不動産売買や賃貸仲介・管理を行うセット(神奈川県藤沢市)は、2023年5月より、創業間もない企業の商品開発や事業拡大を支援する施設「湘南藤沢インキュベーションLABO(ラボ)」を運営している。
創業期の企業を応援
インキュベーションとは、起業家の育成や新しいビジネスを支援する活動やサービスのこと。サービス提供者はインキュベーターと呼ばれ、ベンチャーキャピタルや自治体などが多い。セットは施設の運営と、同施設に入居している企業の退去後の拠点の仲介を行うことで、地域活性化につなげたい考えだ。

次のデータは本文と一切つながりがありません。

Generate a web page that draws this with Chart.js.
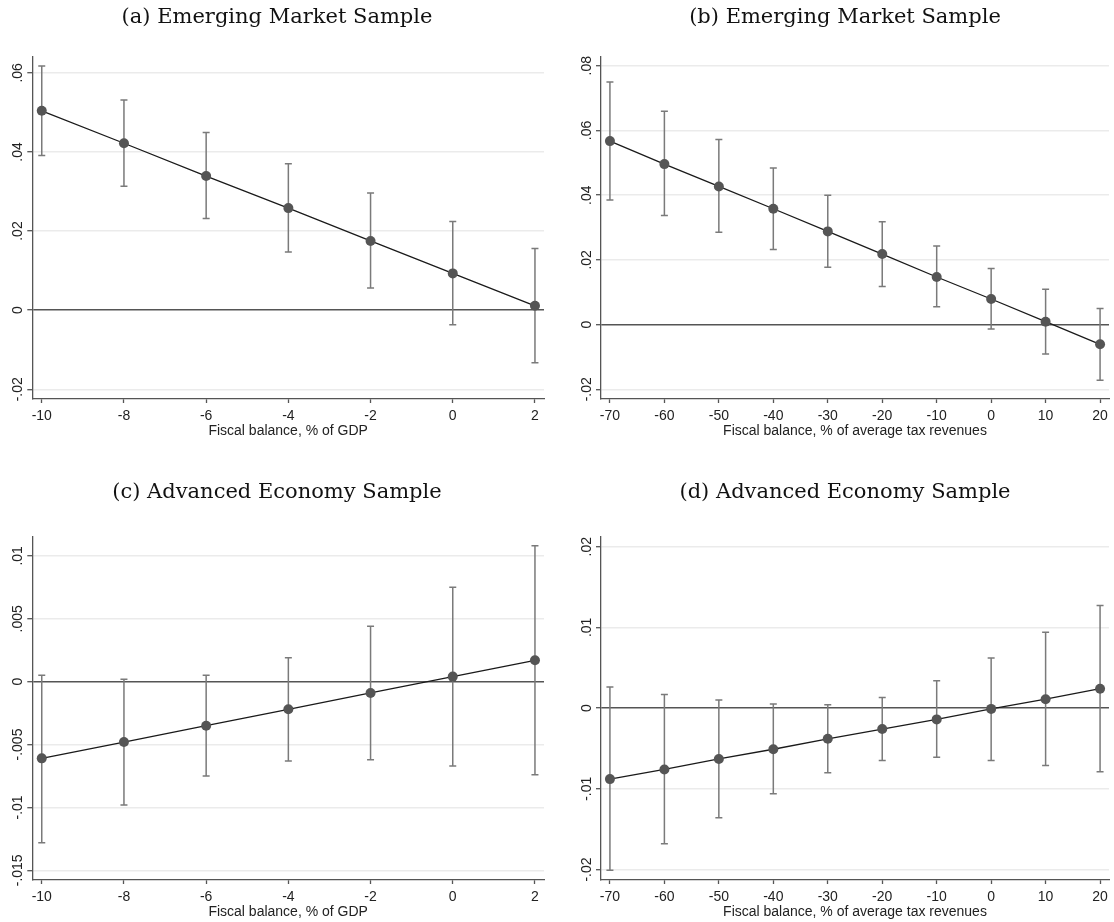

同施設は、横浜市営地下鉄ブルーライン湘南台駅からバスで約10分の場所に立地。鉄骨造2階建てで延べ床面積は約866㎡だ。部屋数は18部屋で、ものづくり企業のニーズに応えるため、大型機械にも対応する電気・空調設備を導入。24年1月17日現在、建設用資材や接着剤の研究・開発を行う会社ら9団体が入居している。
公的なインキュベーション施設は入居期間が定められていることが多く、期限が訪れると退去しなければならないという課題がある。そこで独立行政法人中小企業基盤整備機構(東京都港区)が慶応義塾大学と産学連携して運営する「慶応藤沢イノベーションビレッジ」と連携して、退去後の受け入れ先としての役割を担う。
契約形態は通常のオフィス賃貸と同様で、創業期の企業や企業の新規事業を担う部門であれば入居可能。賃料は地域相場より高いが、事業計画の作成や資金調達の支援などを行うインキュベーションマネジャーに技術的なサポートや法律、販路などに関する相談ができる。会議室や休憩室などの共用部も利用可能だ。